FCA has published guiding principles on the design, delivery, and disclosure of ESG and sustainable investment funds.
On 19 July 2021, the FCA published a letter sent to chairs of authorised fund managers, which sets out the regulator’s expectations regarding disclosures by funds that make ESG-related claims. The FCA aims to ensure that any ESG-related claims are clear and not misleading, both when a fund is applying for authorisation and on an ongoing basis.
The FCA has published these principles in response to the significant increase in funds applying for authorisation that have an ESG or sustainability focus. The FCA notes that applications are often poor quality and fall below its expectations, and many make claims that cannot be substantiated. The FCA observes that, in general, fund applications in this area often do not contain sufficient, clear information explaining their chosen strategy and how this relates to the assets selected for the fund.
Whilst the principles are directed at authorised funds, they provide important guidance to the market on the lens that the FCA applies in assessing the integrity of financial products with ESG labels and should be considered more broadly as part of prudent disclosure risk management.

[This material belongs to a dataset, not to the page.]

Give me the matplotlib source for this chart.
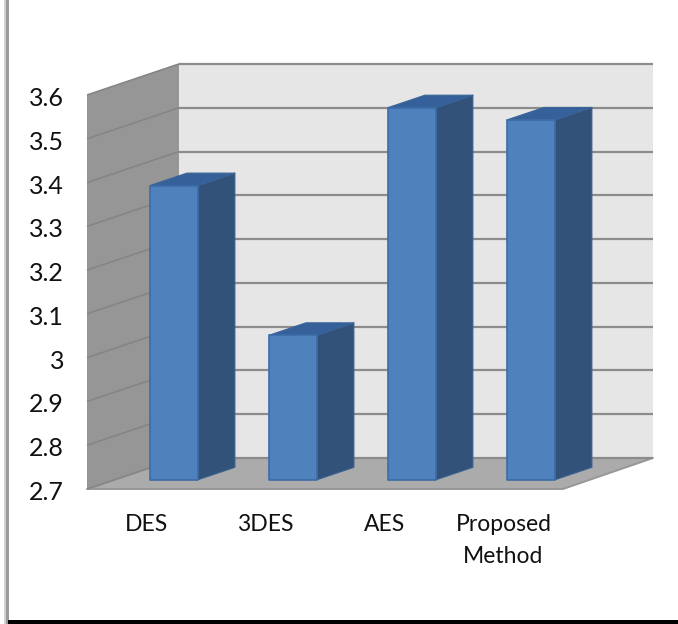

The FCA’s guiding principles include an overarching principle and three supporting principles that focus on design, delivery, and disclosure:
- Overarching principle: A fund’s ESG/sustainability focus should be reflected consistently in its design, delivery, and disclosure. A fund’s focus on ESG/sustainability should be reflected consistently in its name, stated objectives, its documented investment policy and strategy, and its holdings.
- Design: References to ESG (or related terms) in a fund’s name, financial promotions, or fund documentation should fairly reflect the materiality of ESG/sustainability considerations to the objectives and/or investment policy and strategy of the fund.
- Delivery: The resources (including skills, experience, technology, research, data and analytical tools) that a firm applies in pursuit of a fund’s stated ESG objectives should be appropriate. The way in which a fund’s ESG investment strategy is implemented, and the profile of its holdings, should be consistent with its disclosed objectives on an ongoing basis.
- Disclosure: ESG/sustainability-related information in a key investor information document should be easily available and clear, succinct, and comprehensible, avoiding the use of jargon and technical terms when everyday words can be used instead. Funds should disclose information to enable consumers to make an informed judgement about the merits of investing in a fund. Periodic fund disclosures should include evaluation against stated ESG/sustainability characteristics, themes or outcomes, as well as evidence of actions taken in pursuit of a fund’s stated aims.
Each principle is accompanied by a set of key considerations and practical examples, to explain how the FCA expects fund managers to apply them. The guidance is extremely helpful for fund managers, as it gives clear examples of how they can meet the regulator’s expectations.
The guiding principles do not introduce new rules, but rather clarify how fund managers are expected to comply with existing rules. The FCA emphasises that the principles are intended to compliment new initiatives, including plans to introduce UK sustainability disclosure requirements and sustainable investment labels (so-called UK SFDR), and the new climate-related disclosure requirements for asset managers that the FCA is currently consulting on.
Interaction with SFDR
The FCA is conscious that, although the EU Sustainable Finance Disclosure Regulation (SFDR) does not apply in the UK, many UK fund managers will comply with the SFDR requirements. The FCA’s guidance only applies to FCA authorised investment funds, however, managers of funds that market into the UK may consider whether they should comply with the FCA’s guidance as a matter of best practice. Therefore, as many fund managers will aim to apply both the EU and UK regimes, they will want to understand how the regimes fit together.
The FCA emphasises that its guidance is intended to be complimentary to the SFDR. While the SFDR requires both entity-level and product-level disclosures, the FCA’s guidance is driven at the product level. The FCA guidance is particularly useful, as while the SFDR presents a fairly rigid framework (and lacks detail, as the Level 2 measures are still pending), the FCA guidance is more outcome-focused. Therefore, the FCA guidance will help fund managers to evaluate whether they are meeting the spirit of the requirements.
Helpfully, the FCA’s guidance broadly maps to the SFDR Article 6, 8, and 9 categories. However, one key difference is that, while Article 6 SFDR funds (funds without a specific ESG or sustainable investing objective) still make some disclosures as to how they incorporate sustainability, the FCA’s guiding principles target only funds that make specific ESG-related claims, not those that integrate ESG considerations into mainstream investment processes. The FCA states that it does not expect to see prominent ESG claims in such a fund’s name or documentation, or ESG positioned as a key part of that fund’s offering. Therefore, funds making Article 6 disclosures may want to clearly delineate them as SFDR disclosures to avoid falling foul of the FCA’s expectations.
The FCA does not set higher standards than the SFDR, and so fund managers that are fully compliant with the SFDR need not be concerned that the FCA is adding new requirements. However, the nature of the FCA guidance differs in that it is principles-based, and so may help fund managers to better understand their disclosure obligations.